Tune-ups don’t require ignition coil replacements. Sometimes you need to replace the spark plug caps on the ends of the wires, though. The resistance value should be around 5K ohms. Honda Tune up kits generally has plugs, points and condensers in them, as a set. The number of miles you have on the bike engine and the overall care it has had makes a lot of difference in what you will need and what may keep going for you, for a while.
The tools that came in your kit, if complete, could barely get you by on repairs/tune-ups. If you own a bike, you need to know about how to repair it and have the tools to do the job. You can go to Wal-Mart, Costco and elsewhere and get giant tool packages for $100 or less that will get you going pretty well. An Impact Driver with a selection of bits and a good hammer will be a good investment! Steel screws, resting in aluminum threads for such a long time will setup corrosion in the threads that can spell trouble in some cases.

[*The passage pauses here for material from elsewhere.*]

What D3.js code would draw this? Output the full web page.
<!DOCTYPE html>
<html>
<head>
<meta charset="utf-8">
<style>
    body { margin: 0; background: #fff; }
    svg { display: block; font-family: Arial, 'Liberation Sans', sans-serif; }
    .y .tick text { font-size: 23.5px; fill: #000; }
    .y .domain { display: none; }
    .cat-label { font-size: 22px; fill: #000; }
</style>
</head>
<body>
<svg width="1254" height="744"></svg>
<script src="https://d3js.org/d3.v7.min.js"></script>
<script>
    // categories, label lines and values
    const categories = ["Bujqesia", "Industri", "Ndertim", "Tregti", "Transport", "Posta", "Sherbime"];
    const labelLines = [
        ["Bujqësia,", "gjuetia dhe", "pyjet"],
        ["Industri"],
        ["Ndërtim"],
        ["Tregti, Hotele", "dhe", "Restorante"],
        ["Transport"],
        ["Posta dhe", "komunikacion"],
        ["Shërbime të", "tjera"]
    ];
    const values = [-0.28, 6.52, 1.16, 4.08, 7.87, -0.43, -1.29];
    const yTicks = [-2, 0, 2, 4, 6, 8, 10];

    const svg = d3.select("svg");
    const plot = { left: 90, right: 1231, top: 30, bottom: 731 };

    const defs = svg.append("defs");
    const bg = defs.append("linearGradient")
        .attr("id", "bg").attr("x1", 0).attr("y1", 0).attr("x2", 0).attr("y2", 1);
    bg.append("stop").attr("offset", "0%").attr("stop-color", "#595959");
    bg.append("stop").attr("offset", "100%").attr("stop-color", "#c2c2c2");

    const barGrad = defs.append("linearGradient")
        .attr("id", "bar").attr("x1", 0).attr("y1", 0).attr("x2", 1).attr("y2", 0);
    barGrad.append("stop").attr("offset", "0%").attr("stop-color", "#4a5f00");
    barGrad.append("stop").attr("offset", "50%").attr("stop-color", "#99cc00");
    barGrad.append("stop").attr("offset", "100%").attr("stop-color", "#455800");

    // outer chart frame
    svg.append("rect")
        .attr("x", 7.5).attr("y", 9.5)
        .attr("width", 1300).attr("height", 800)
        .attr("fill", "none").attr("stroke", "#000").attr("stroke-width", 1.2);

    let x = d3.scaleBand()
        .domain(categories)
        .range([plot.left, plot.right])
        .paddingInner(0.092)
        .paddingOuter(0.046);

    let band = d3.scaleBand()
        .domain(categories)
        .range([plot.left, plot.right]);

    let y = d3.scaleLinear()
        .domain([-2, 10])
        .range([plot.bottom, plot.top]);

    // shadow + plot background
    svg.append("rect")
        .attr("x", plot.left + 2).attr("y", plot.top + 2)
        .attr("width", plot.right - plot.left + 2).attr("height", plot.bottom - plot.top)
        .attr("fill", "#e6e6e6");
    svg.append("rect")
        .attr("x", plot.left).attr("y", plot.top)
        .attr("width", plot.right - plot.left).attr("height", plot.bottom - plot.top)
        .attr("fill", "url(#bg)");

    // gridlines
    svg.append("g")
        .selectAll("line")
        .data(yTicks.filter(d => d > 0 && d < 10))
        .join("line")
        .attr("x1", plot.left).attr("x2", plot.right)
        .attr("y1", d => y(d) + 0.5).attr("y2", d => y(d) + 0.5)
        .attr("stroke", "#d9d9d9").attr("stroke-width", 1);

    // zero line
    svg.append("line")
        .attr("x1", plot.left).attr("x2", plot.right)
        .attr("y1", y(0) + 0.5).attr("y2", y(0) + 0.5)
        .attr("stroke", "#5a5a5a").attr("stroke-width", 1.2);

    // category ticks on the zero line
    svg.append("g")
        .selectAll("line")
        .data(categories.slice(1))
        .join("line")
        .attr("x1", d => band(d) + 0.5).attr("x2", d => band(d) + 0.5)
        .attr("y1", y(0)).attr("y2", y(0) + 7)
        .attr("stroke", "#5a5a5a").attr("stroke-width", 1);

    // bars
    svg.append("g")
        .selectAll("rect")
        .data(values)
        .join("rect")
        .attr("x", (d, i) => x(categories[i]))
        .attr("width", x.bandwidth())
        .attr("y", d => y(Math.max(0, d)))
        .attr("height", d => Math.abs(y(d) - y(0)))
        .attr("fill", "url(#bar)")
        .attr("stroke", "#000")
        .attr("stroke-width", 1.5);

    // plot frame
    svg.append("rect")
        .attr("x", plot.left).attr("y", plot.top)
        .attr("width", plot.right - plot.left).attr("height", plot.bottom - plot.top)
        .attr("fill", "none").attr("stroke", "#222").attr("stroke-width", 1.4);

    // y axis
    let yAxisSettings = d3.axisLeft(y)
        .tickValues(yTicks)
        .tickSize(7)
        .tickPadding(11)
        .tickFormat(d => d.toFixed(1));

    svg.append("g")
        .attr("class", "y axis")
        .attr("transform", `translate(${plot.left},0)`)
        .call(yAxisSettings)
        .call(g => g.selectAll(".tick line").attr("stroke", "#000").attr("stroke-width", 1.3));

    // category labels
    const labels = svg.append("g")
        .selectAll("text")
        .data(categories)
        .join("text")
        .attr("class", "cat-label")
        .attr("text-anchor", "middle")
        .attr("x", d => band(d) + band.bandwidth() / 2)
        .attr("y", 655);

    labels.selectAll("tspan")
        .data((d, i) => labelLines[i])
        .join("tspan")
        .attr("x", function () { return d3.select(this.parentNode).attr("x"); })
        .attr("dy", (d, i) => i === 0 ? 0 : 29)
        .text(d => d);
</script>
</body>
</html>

The cables are now 33 years old…. probably time for a change! If your bike is a 1973 CB350G, then it has a front disk brake that has its own maintenance issues. Same with the CB350F. The "regular" CB350 twins had cable operated drum brakes.
You can get a lot of stuff on EBay, as far as tune-up parts go. You need to identify the exact model, of course, before you move forward, plus a good tune-up guide and/or shop manual will be useful. I have a PDF version of a minor tune-up guide that is a reprint from a Cycle Guide magazine special booklet, but it only covers CB350 Twins. The principles of engine tuning are all the same, but the details between 2 and 4 cylinder bikes are somewhat different in layout of components.

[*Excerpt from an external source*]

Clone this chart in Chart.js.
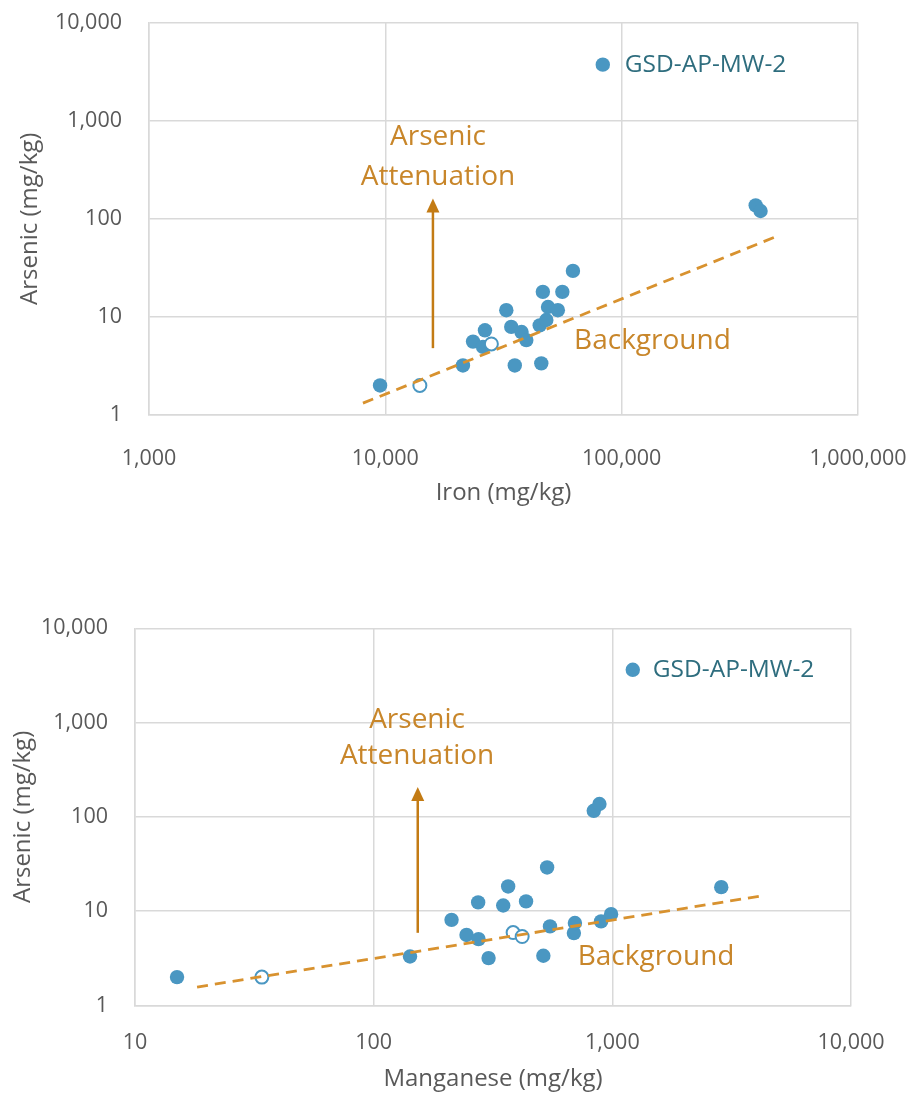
<!DOCTYPE html>
<html>
<head>
<meta charset="utf-8">
<script src="https://cdn.jsdelivr.net/npm/chart.js@4.4.1/dist/chart.umd.min.js"></script>
<style>
  html, body { margin: 0; padding: 0; background: #fff; }
  #wrap { position: relative; width: 914px; height: 1095px; }
  #ironChart { position: absolute; left: 0; top: 0; }
  #mnChart { position: absolute; left: 0; top: 600px; }
</style>
</head>
<body>
<div id="wrap">
  <canvas id="ironChart" width="914" height="520"></canvas>
  <canvas id="mnChart" width="914" height="495"></canvas>
</div>
<script>
// Tick values
const arsenicTicks = [1, 10, 100, 1000, 10000];
const ironTicks = [1000, 10000, 100000, 1000000];
const mnTicks = [10, 100, 1000, 10000];

// Iron vs arsenic (mg/kg)
const ironFe = [9500, 21300, 23500, 25900, 26400, 32500, 34100, 35300, 37700, 39500, 45700, 45000, 48000, 46400, 48800, 53700, 56100, 62200, 369000, 387000];
const ironAs = [2.0, 3.2, 5.6, 4.95, 7.3, 11.7, 7.9, 3.2, 7.0, 5.8, 3.36, 8.2, 9.3, 18, 12.6, 11.7, 18, 29.4, 137, 120];
const ironFeOpen = [14000, 28100];
const ironAsOpen = [2.0, 5.3];
const ironOutlierFe = [83200];
const ironOutlierAs = [3720];
const ironTrendFe = [8040, 443000];
const ironTrendAs = [1.32, 64.7];

// Manganese vs arsenic (mg/kg)
const mnMn = [15, 142, 212, 245, 275, 274, 303, 349, 366, 435, 514, 533, 548, 690, 697, 897, 988, 836, 883, 2860];
const mnAs = [2.0, 3.31, 8.1, 5.6, 5.06, 12.4, 3.18, 11.5, 18.3, 12.7, 3.37, 29.1, 6.9, 5.86, 7.5, 7.8, 9.3, 116, 137, 18.0];
const mnMnOpen = [34, 384, 419];
const mnAsOpen = [2.0, 5.94, 5.39];
const mnOutlierMn = [1218];
const mnOutlierAs = [3630];
const mnTrendMn = [18.2, 4330];
const mnTrendAs = [1.57, 14.7];

const blue = '#4A97C2';
const orange = '#C8862A';
const arrowOrange = '#C37B14';
const trendOrange = '#D8922F';
const gridGray = '#D9D9D9';
const textGray = '#595959';
const FONT = "'Open Sans', 'Noto Sans', sans-serif";

function toPoints(xs, ys) {
  return xs.map((v, i) => ({ x: v, y: ys[i] }));
}

// arrow, annotation texts and outlier label
const notesPlugin = {
  id: 'notes',
  afterDatasetsDraw(chart, args, opts) {
    const { ctx, scales: { x, y } } = chart;
    ctx.save();
    const ax = x.getPixelForValue(opts.arrow.x);
    const ay0 = y.getPixelForValue(opts.arrow.from);
    const ay1 = y.getPixelForValue(opts.arrow.to);
    ctx.strokeStyle = arrowOrange;
    ctx.fillStyle = arrowOrange;
    ctx.lineWidth = 2.5;
    ctx.beginPath();
    ctx.moveTo(ax, ay0);
    ctx.lineTo(ax, ay1 + 10);
    ctx.stroke();
    ctx.beginPath();
    ctx.moveTo(ax, ay1);
    ctx.lineTo(ax - 6.5, ay1 + 14);
    ctx.lineTo(ax + 6.5, ay1 + 14);
    ctx.closePath();
    ctx.fill();

    ctx.textBaseline = 'middle';
    opts.labels.forEach(l => {
      ctx.font = l.size + 'px ' + FONT;
      ctx.fillStyle = l.color;
      ctx.textAlign = l.align || 'center';
      const px = x.getPixelForValue(l.x) + (l.dx || 0);
      const py = y.getPixelForValue(l.y);
      ctx.fillText(l.text, px, py);
    });
    ctx.restore();
  }
};

// no extra room for overhanging tick labels, chart area is set by layout padding
function noOverhang(s) {
  s.paddingTop = 0;
  s.paddingBottom = 0;
  s.paddingLeft = 0;
  s.paddingRight = 0;
}

function makeChart(id, c) {
  return new Chart(document.getElementById(id), {
    type: 'scatter',
    data: {
      datasets: [
        {
          data: toPoints(c.trendX, c.trendY),
          showLine: true,
          borderColor: trendOrange,
          borderWidth: 2.8,
          borderDash: [11, 7],
          pointRadius: 0,
          fill: false
        },
        {
          data: toPoints(c.openX, c.openY),
          backgroundColor: '#ffffff',
          borderColor: blue,
          borderWidth: 2,
          pointRadius: 6.5
        },
        {
          data: toPoints(c.x.concat(c.outX), c.y.concat(c.outY)),
          backgroundColor: blue,
          borderColor: blue,
          borderWidth: 0,
          pointRadius: 7.2
        }
      ]
    },
    options: {
      responsive: false,
      animation: false,
      layout: { padding: c.padding },
      plugins: {
        legend: { display: false },
        tooltip: { enabled: false },
        notes: {
          arrow: c.arrow,
          labels: [
            { text: 'Arsenic', x: c.noteX, y: c.noteY1, size: 28, color: orange },
            { text: 'Attenuation', x: c.noteX, y: c.noteY2, size: 28, color: orange },
            { text: 'Background', x: c.bgX, y: c.bgY, size: 28, color: orange },
            { text: 'GSD-AP-MW-2', x: c.outX[0], y: c.outY[0], dx: c.outDx, size: 24.5, color: '#2E6D7E', align: 'left' }
          ]
        }
      },
      scales: {
        x: {
          type: 'logarithmic',
          min: c.xTicks[0],
          max: c.xTicks[c.xTicks.length - 1],
          afterBuildTicks: s => { s.ticks = c.xTicks.map(v => ({ value: v })); },
          afterFit: s => { s.height = c.xAxisH; noOverhang(s); },
          grid: { color: gridGray, lineWidth: 1.5, drawTicks: false, tickLength: 0 },
          border: { color: gridGray, width: 1.5 },
          ticks: {
            padding: c.xTickPad,
            maxRotation: 0,
            autoSkip: false,
            color: textGray,
            font: { family: FONT, size: 21.5 },
            callback: v => Number(v).toLocaleString('en-US')
          },
          title: {
            display: true,
            text: c.xTitle,
            color: textGray,
            font: { family: FONT, size: 24 },
            padding: { top: 0, bottom: c.xTitlePad }
          }
        },
        y: {
          type: 'logarithmic',
          min: arsenicTicks[0],
          max: arsenicTicks[arsenicTicks.length - 1],
          afterBuildTicks: s => { s.ticks = arsenicTicks.map(v => ({ value: v })); },
          afterFit: s => { s.width = c.yAxisW; noOverhang(s); },
          grid: { color: gridGray, lineWidth: 1.5, drawTicks: false, tickLength: 0 },
          border: { color: gridGray, width: 1.5 },
          ticks: {
            padding: 27,
            autoSkip: false,
            color: textGray,
            font: { family: FONT, size: 21.5 },
            callback: v => Number(v).toLocaleString('en-US')
          },
          title: {
            display: true,
            text: 'Arsenic (mg/kg)',
            color: textGray,
            font: { family: FONT, size: 24 },
            padding: { top: c.yTitlePad, bottom: 0 }
          }
        }
      }
    },
    plugins: [notesPlugin]
  });
}

const ironChart = makeChart('ironChart', {
  x: ironFe, y: ironAs,
  openX: ironFeOpen, openY: ironAsOpen,
  outX: ironOutlierFe, outY: ironOutlierAs, outDx: 22,
  trendX: ironTrendFe, trendY: ironTrendAs,
  xTicks: ironTicks,
  xTitle: 'Iron (mg/kg)',
  arrow: { x: 15900, from: 4.8, to: 161 },
  noteX: 16700, noteY1: 673, noteY2: 264,
  bgX: 135000, bgY: 5.66,
  padding: { top: 22.5, right: 56, bottom: 0, left: 0 },
  yAxisW: 149, xAxisH: 105,
  xTickPad: 31, xTitlePad: 12, yTitlePad: 16
});

const mnChart = makeChart('mnChart', {
  x: mnMn, y: mnAs,
  openX: mnMnOpen, openY: mnAsOpen,
  outX: mnOutlierMn, outY: mnOutlierAs, outDx: 20,
  trendX: mnTrendMn, trendY: mnTrendAs,
  xTicks: mnTicks,
  xTitle: 'Manganese (mg/kg)',
  arrow: { x: 153, from: 5.9, to: 208 },
  noteX: 152, noteY1: 1070, noteY2: 437,
  bgX: 1525, bgY: 3.28,
  padding: { top: 28.3, right: 63, bottom: 0, left: 0 },
  yAxisW: 135, xAxisH: 89.5,
  xTickPad: 24, xTitlePad: 1, yTitlePad: 9
});
</script>
</body>
</html>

If you used stabil or some kind of gasoline stabilizer for the winter, the carbs should be okay. I would certainly drain them and refill the tank with fresh gasoline. Yamaha makes a carb cleaner that you mix with gasoline and then funnel down the carb fuel line to clean out the parts in the float bowl while it is together. Depends on what kind of condition the parts are in, though. Honda carbs have numerous O-rings inside that need replacing after 33 years!
What you could do, and it may require some modification on your part, is to find a hard bag mount set for your bike and then go to a motorcycle salvage yard and see what they have that you may like. You would likely have to repaint them, but that requires a wind-free place to work and a bit of light sanding and paint and a few hours.
Alternatively, if you know how to work with fiberglass, you could build the bags you want yourself, but this is a long-term project that will eat up a lot of your spare time to do it quickly. You can also look on a few of the catalogue sites. In addition to that, try some of the e-groups for Kawasaki and Vulcan’s. There are a lot of specialized e-groups out there for specific makes and models of bikes. Look there, as there may be someone who is getting rid of a set that will work on your bike. It will certainly be less expensive than new.
Honda pretty much washes their hands of responsibility of supplying parts after about 10 years after end of production. They have made thousands of different models and dozens of variations of many of those, so the parts inventory and production considerations are staggering in any case.
Honda does have a vintage parts division, apparently in Japan who will make small quantities of some items that they still have tooling for, like exhaust systems for some of the fours. CB750 primarily. CMS in Holland is tied to them, to a certain extent and almost had them remake the missing #2 pipe for the 350Fs but the cost got too high.
Companies like apex cycle, retrobikes and a few others are having Asian companies remake some items. You won’t be seeing any new crankshafts or engine cases coming from Honda or anyone else. Tooling and production of this stuff is way too expensive nowadays.
I have a source in Australia who makes new Dream and CB77 mufflers from stainless steel.
It is a small company and he’s willing to do the tooling in-house just to produce the parts, but he’s getting near retiring and that source will dry up one day. A company in NZ made some beautiful new CB77 mufflers a few years back, but the supply is now gone, I believe and they don’t seem interested in doing another run again.
If there is sufficient demand, someone usually steps up and takes a shot at having parts made, but there are so many parts in a bike and so many models, that it is impossible to expect that the supply line for 40+ year old motorcycles is going to continue indefinitely. Brit bikes and scooters remained relatively unchanged for many years, so making parts for those is less of a stretch, than doing Honda camshafts for 250-305s… there were three versions of splines on just those parts.